--- Start Dataset entries ---

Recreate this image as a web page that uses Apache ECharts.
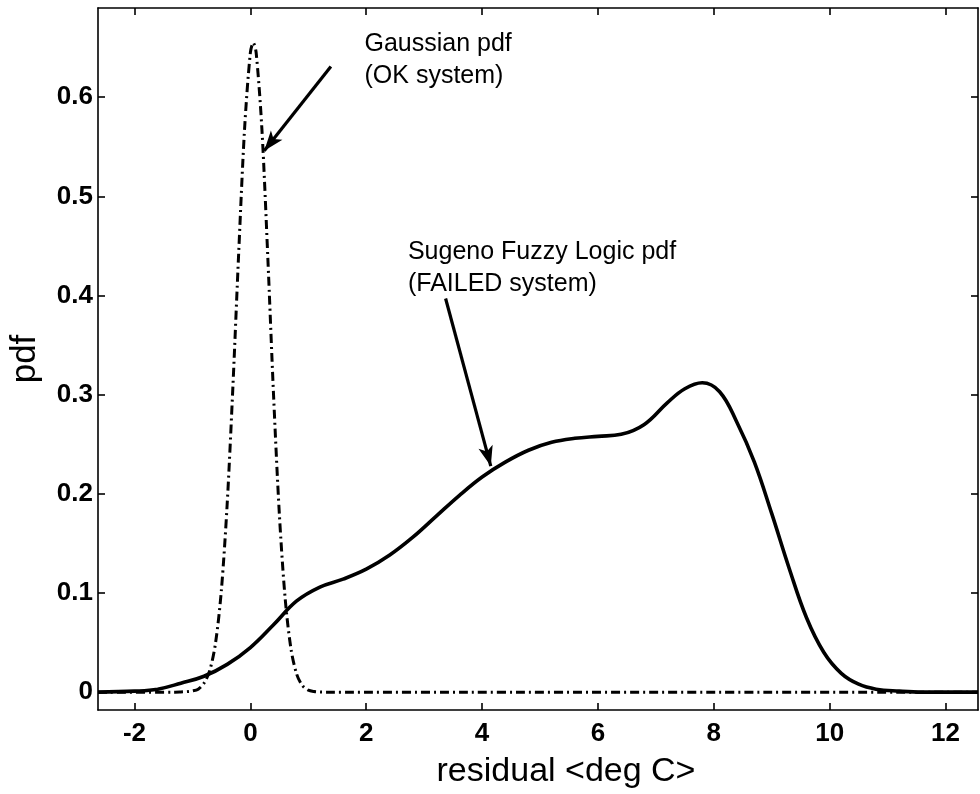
<!DOCTYPE html>
<html><head><meta charset="utf-8">
<script src="https://cdn.jsdelivr.net/npm/echarts@6/dist/echarts.min.js"></script>
<style>html,body{margin:0;padding:0;background:#fff}#c{width:980px;height:794px}</style>
</head><body><div id="c"></div>
<script>
const xTicks = [-2, 0, 2, 4, 6, 8, 10, 12];
const yTicks = [0, 0.1, 0.2, 0.3, 0.4, 0.5, 0.6];
const xRange = [-2.63, 12.56];
const yRange = [-0.018, 0.69];

const gaussX = [-2.63, -1.3, -1.2, -1.1, -1.0, -0.9, -0.8, -0.7, -0.6, -0.5, -0.4, -0.3, -0.2, -0.1, 0.0, 0.05, 0.1, 0.2, 0.3, 0.4, 0.5, 0.6, 0.7, 0.8, 0.9, 1.0, 1.1, 1.2, 1.3, 12.56];
const gaussY = [0, 0, 0.0002, 0.0005, 0.0012, 0.003, 0.009, 0.022, 0.05, 0.103, 0.19, 0.31, 0.445, 0.568, 0.645, 0.655, 0.645, 0.567, 0.44, 0.30, 0.18, 0.095, 0.044, 0.018, 0.0065, 0.002, 0.0006, 0.0001, 0, 0];

const sugenoX = [-2.63, -2.0, -1.6, -1.2, -0.8, -0.4, 0.0, 0.4, 0.8, 1.2, 1.6, 2.0, 2.4, 2.8, 3.2, 3.6, 4.0, 4.4, 4.8, 5.2, 5.6, 6.0, 6.4, 6.8, 7.2, 7.5, 7.8, 8.1, 8.4, 8.7, 9.0, 9.3, 9.6, 9.9, 10.2, 10.5, 10.8, 11.2, 11.6, 12.56];
const sugenoY = [0, 0.001, 0.003, 0.009, 0.016, 0.028, 0.045, 0.068, 0.092, 0.106, 0.114, 0.124, 0.138, 0.156, 0.177, 0.198, 0.217, 0.232, 0.244, 0.252, 0.256, 0.258, 0.260, 0.270, 0.292, 0.306, 0.312, 0.303, 0.272, 0.232, 0.180, 0.125, 0.075, 0.040, 0.019, 0.008, 0.003, 0.001, 0, 0];

const gaussLabel = ['Gaussian pdf', '(OK system)'];
const sugenoLabel = ['Sugeno Fuzzy Logic pdf', '(FAILED system)'];
const gaussArrow = [[1.39, 0.631], [0.24, 0.546]];
const sugenoArrow = [[3.37, 0.397], [4.15, 0.228]];
const gaussTextAnchor = [1.97, 0.670];
const sugenoTextAnchor = [2.72, 0.460];

const zip = (a, b) => a.map((v, i) => [v, b[i]]);
const FONT = '"Liberation Sans", Arial, Helvetica, sans-serif';

const chart = echarts.init(document.getElementById('c'), null, {renderer: 'canvas'});

const axisCommon = {
  type: 'value',
  axisLine: {show: true, onZero: false, lineStyle: {color: '#000', width: 1.6}},
  axisTick: {show: true, inside: true, length: 7, lineStyle: {color: '#000', width: 1.6}},
  splitLine: {show: false}
};
const labelStyle = {color: '#000', fontFamily: FONT, fontWeight: 'bold', fontSize: 26};

const arrowLine = (seg) => [{coord: seg[0]}, {coord: seg[1]}];

chart.setOption({
  animation: false,
  backgroundColor: '#fff',
  grid: {left: 97, right: 2, top: 8, bottom: 77, containLabel: false},
  xAxis: [
    Object.assign({}, axisCommon, {
      position: 'bottom', min: xRange[0], max: xRange[1],
      axisTick: Object.assign({}, axisCommon.axisTick, {customValues: xTicks}),
      axisLabel: Object.assign({}, labelStyle, {customValues: xTicks, margin: 11}),
      name: 'residual <deg C>', nameLocation: 'middle', nameGap: 45,
      nameTextStyle: {color: '#000', fontFamily: FONT, fontSize: 34, padding: [0, 0, 0, 56]}
    }),
    Object.assign({}, axisCommon, {
      position: 'top', min: xRange[0], max: xRange[1],
      axisTick: Object.assign({}, axisCommon.axisTick, {customValues: xTicks}),
      axisLabel: {show: false}
    })
  ],
  yAxis: [
    Object.assign({}, axisCommon, {
      position: 'left', min: yRange[0], max: yRange[1],
      axisTick: Object.assign({}, axisCommon.axisTick, {customValues: yTicks}),
      axisLabel: Object.assign({}, labelStyle, {customValues: yTicks, margin: 5}),
      name: 'pdf', nameLocation: 'middle', nameGap: 55, nameRotate: 90,
      nameTextStyle: {color: '#000', fontFamily: FONT, fontSize: 35}
    }),
    Object.assign({}, axisCommon, {
      position: 'right', min: yRange[0], max: yRange[1],
      axisTick: Object.assign({}, axisCommon.axisTick, {customValues: yTicks}),
      axisLabel: {show: false}
    })
  ],
  series: [
    {
      name: 'Sugeno', type: 'line', data: zip(sugenoX, sugenoY), smooth: 0.4,
      showSymbol: false, lineStyle: {color: '#000', width: 3.6}, z: 3, silent: true,
      markLine: {
        silent: true, symbol: ['none', 'arrow'], symbolSize: [11, 20],
        label: {show: false},
        lineStyle: {color: '#000', width: 3.2, type: 'solid'},
        data: [arrowLine(sugenoArrow), arrowLine(gaussArrow)]
      }
    },
    {
      name: 'Gaussian', type: 'line', data: zip(gaussX, gaussY), smooth: 0.3,
      showSymbol: false, lineStyle: {color: '#000', width: 3, type: [9, 4, 2, 4]}, z: 2, silent: true
    }
  ]
});

function place() {
  const g = chart.convertToPixel({gridIndex: 0}, gaussTextAnchor);
  const s = chart.convertToPixel({gridIndex: 0}, sugenoTextAnchor);
  const txt = (p, lines) => ({
    type: 'text', x: p[0], y: p[1], silent: true,
    style: {text: lines.join('\n'), fill: '#000', font: '25px ' + FONT, lineHeight: 32, verticalAlign: 'top', align: 'left'}
  });
  chart.setOption({graphic: [txt(g, gaussLabel), txt(s, sugenoLabel)]});
}
place();
</script></body></html>
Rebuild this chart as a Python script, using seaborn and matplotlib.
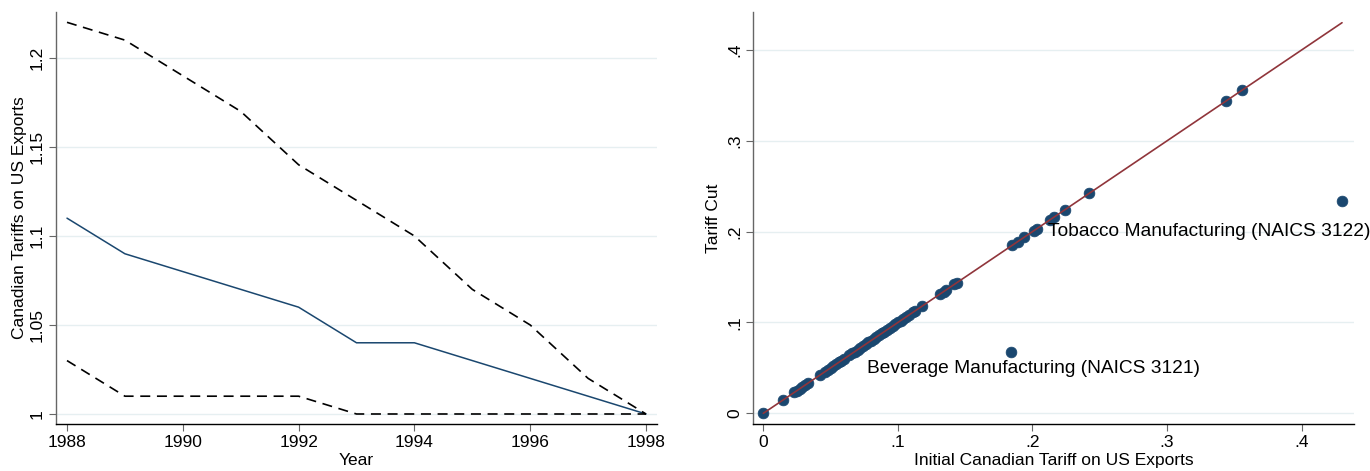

--- End Dataset entries ---

§ **What this task involves**: Reproduce exactly the run of lines that opens the listing and closes with the line holding "0.001, 0, 0];". Pictures are excluded.

§ **Expected output**:
Recreate this image as a web page that uses Apache ECharts.
<!DOCTYPE html>
<html><head><meta charset="utf-8">
<script src="https://cdn.jsdelivr.net/npm/echarts@6/dist/echarts.min.js"></script>
<style>html,body{margin:0;padding:0;background:#fff}#c{width:980px;height:794px}</style>
</head><body><div id="c"></div>
<script>
const xTicks = [-2, 0, 2, 4, 6, 8, 10, 12];
const yTicks = [0, 0.1, 0.2, 0.3, 0.4, 0.5, 0.6];
const xRange = [-2.63, 12.56];
const yRange = [-0.018, 0.69];

const gaussX = [-2.63, -1.3, -1.2, -1.1, -1.0, -0.9, -0.8, -0.7, -0.6, -0.5, -0.4, -0.3, -0.2, -0.1, 0.0, 0.05, 0.1, 0.2, 0.3, 0.4, 0.5, 0.6, 0.7, 0.8, 0.9, 1.0, 1.1, 1.2, 1.3, 12.56];
const gaussY = [0, 0, 0.0002, 0.0005, 0.0012, 0.003, 0.009, 0.022, 0.05, 0.103, 0.19, 0.31, 0.445, 0.568, 0.645, 0.655, 0.645, 0.567, 0.44, 0.30, 0.18, 0.095, 0.044, 0.018, 0.0065, 0.002, 0.0006, 0.0001, 0, 0];

const sugenoX = [-2.63, -2.0, -1.6, -1.2, -0.8, -0.4, 0.0, 0.4, 0.8, 1.2, 1.6, 2.0, 2.4, 2.8, 3.2, 3.6, 4.0, 4.4, 4.8, 5.2, 5.6, 6.0, 6.4, 6.8, 7.2, 7.5, 7.8, 8.1, 8.4, 8.7, 9.0, 9.3, 9.6, 9.9, 10.2, 10.5, 10.8, 11.2, 11.6, 12.56];
const sugenoY = [0, 0.001, 0.003, 0.009, 0.016, 0.028, 0.045, 0.068, 0.092, 0.106, 0.114, 0.124, 0.138, 0.156, 0.177, 0.198, 0.217, 0.232, 0.244, 0.252, 0.256, 0.258, 0.260, 0.270, 0.292, 0.306, 0.312, 0.303, 0.272, 0.232, 0.180, 0.125, 0.075, 0.040, 0.019, 0.008, 0.003, 0.001, 0, 0];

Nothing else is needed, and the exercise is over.